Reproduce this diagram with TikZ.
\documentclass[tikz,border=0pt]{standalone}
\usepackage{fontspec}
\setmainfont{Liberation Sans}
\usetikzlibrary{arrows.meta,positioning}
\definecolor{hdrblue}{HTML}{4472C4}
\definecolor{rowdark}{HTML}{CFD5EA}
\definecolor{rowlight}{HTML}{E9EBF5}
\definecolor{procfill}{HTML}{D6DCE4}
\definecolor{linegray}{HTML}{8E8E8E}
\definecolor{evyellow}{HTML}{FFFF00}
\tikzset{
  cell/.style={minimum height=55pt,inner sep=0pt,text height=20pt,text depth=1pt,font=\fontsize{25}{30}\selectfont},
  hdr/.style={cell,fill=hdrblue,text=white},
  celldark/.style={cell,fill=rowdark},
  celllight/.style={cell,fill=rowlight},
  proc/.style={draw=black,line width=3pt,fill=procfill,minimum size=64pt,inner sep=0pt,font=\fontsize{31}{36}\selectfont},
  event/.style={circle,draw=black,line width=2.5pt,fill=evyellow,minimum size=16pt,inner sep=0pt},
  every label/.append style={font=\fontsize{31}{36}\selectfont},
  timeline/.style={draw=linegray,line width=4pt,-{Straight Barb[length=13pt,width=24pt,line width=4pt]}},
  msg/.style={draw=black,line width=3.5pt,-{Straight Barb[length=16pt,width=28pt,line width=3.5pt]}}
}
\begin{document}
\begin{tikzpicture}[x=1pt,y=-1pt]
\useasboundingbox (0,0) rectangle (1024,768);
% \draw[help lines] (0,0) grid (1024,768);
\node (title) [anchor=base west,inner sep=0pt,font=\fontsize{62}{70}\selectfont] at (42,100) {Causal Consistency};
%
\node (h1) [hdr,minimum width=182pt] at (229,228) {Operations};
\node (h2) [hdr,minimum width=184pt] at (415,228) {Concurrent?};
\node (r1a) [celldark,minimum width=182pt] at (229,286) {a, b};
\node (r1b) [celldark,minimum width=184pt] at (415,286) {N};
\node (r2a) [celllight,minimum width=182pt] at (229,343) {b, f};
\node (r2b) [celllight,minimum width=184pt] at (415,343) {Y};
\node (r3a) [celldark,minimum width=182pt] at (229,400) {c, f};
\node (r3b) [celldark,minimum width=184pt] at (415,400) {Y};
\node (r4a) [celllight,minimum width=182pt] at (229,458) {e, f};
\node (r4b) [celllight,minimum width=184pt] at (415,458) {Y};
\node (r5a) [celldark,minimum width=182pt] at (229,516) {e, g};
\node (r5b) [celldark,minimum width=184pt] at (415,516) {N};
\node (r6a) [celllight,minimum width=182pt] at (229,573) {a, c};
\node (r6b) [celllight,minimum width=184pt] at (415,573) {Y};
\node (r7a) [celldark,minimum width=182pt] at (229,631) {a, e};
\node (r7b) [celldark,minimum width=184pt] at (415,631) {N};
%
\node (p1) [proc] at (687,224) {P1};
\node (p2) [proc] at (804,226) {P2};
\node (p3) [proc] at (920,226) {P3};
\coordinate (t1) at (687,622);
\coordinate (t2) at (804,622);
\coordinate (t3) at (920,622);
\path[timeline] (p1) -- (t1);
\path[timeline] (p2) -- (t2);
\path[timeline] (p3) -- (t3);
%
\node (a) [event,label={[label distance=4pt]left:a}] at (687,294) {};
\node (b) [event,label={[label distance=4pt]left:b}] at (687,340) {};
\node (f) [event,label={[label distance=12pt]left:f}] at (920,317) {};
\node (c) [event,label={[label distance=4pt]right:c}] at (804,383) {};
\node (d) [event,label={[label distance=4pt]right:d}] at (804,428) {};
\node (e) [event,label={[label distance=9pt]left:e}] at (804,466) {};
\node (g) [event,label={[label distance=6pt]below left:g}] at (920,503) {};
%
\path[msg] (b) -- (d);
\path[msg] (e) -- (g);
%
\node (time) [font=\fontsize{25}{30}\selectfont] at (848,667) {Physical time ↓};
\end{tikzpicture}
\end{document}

____

Aim of the exercise
Would you give the material above again, complete and exact?

Solution
Reproduce this diagram with TikZ.
\documentclass[tikz,border=0pt]{standalone}
\usepackage{fontspec}
\setmainfont{Liberation Sans}
\usetikzlibrary{arrows.meta,positioning}
\definecolor{hdrblue}{HTML}{4472C4}
\definecolor{rowdark}{HTML}{CFD5EA}
\definecolor{rowlight}{HTML}{E9EBF5}
\definecolor{procfill}{HTML}{D6DCE4}
\definecolor{linegray}{HTML}{8E8E8E}
\definecolor{evyellow}{HTML}{FFFF00}
\tikzset{
  cell/.style={minimum height=55pt,inner sep=0pt,text height=20pt,text depth=1pt,font=\fontsize{25}{30}\selectfont},
  hdr/.style={cell,fill=hdrblue,text=white},
  celldark/.style={cell,fill=rowdark},
  celllight/.style={cell,fill=rowlight},
  proc/.style={draw=black,line width=3pt,fill=procfill,minimum size=64pt,inner sep=0pt,font=\fontsize{31}{36}\selectfont},
  event/.style={circle,draw=black,line width=2.5pt,fill=evyellow,minimum size=16pt,inner sep=0pt},
  every label/.append style={font=\fontsize{31}{36}\selectfont},
  timeline/.style={draw=linegray,line width=4pt,-{Straight Barb[length=13pt,width=24pt,line width=4pt]}},
  msg/.style={draw=black,line width=3.5pt,-{Straight Barb[length=16pt,width=28pt,line width=3.5pt]}}
}
\begin{document}
\begin{tikzpicture}[x=1pt,y=-1pt]
\useasboundingbox (0,0) rectangle (1024,768);
% \draw[help lines] (0,0) grid (1024,768);
\node (title) [anchor=base west,inner sep=0pt,font=\fontsize{62}{70}\selectfont] at (42,100) {Causal Consistency};
%
\node (h1) [hdr,minimum width=182pt] at (229,228) {Operations};
\node (h2) [hdr,minimum width=184pt] at (415,228) {Concurrent?};
\node (r1a) [celldark,minimum width=182pt] at (229,286) {a, b};
\node (r1b) [celldark,minimum width=184pt] at (415,286) {N};
\node (r2a) [celllight,minimum width=182pt] at (229,343) {b, f};
\node (r2b) [celllight,minimum width=184pt] at (415,343) {Y};
\node (r3a) [celldark,minimum width=182pt] at (229,400) {c, f};
\node (r3b) [celldark,minimum width=184pt] at (415,400) {Y};
\node (r4a) [celllight,minimum width=182pt] at (229,458) {e, f};
\node (r4b) [celllight,minimum width=184pt] at (415,458) {Y};
\node (r5a) [celldark,minimum width=182pt] at (229,516) {e, g};
\node (r5b) [celldark,minimum width=184pt] at (415,516) {N};
\node (r6a) [celllight,minimum width=182pt] at (229,573) {a, c};
\node (r6b) [celllight,minimum width=184pt] at (415,573) {Y};
\node (r7a) [celldark,minimum width=182pt] at (229,631) {a, e};
\node (r7b) [celldark,minimum width=184pt] at (415,631) {N};
%
\node (p1) [proc] at (687,224) {P1};
\node (p2) [proc] at (804,226) {P2};
\node (p3) [proc] at (920,226) {P3};
\coordinate (t1) at (687,622);
\coordinate (t2) at (804,622);
\coordinate (t3) at (920,622);
\path[timeline] (p1) -- (t1);
\path[timeline] (p2) -- (t2);
\path[timeline] (p3) -- (t3);
%
\node (a) [event,label={[label distance=4pt]left:a}] at (687,294) {};
\node (b) [event,label={[label distance=4pt]left:b}] at (687,340) {};
\node (f) [event,label={[label distance=12pt]left:f}] at (920,317) {};
\node (c) [event,label={[label distance=4pt]right:c}] at (804,383) {};
\node (d) [event,label={[label distance=4pt]right:d}] at (804,428) {};
\node (e) [event,label={[label distance=9pt]left:e}] at (804,466) {};
\node (g) [event,label={[label distance=6pt]below left:g}] at (920,503) {};
%
\path[msg] (b) -- (d);
\path[msg] (e) -- (g);
%
\node (time) [font=\fontsize{25}{30}\selectfont] at (848,667) {Physical time ↓};
\end{tikzpicture}
\end{document}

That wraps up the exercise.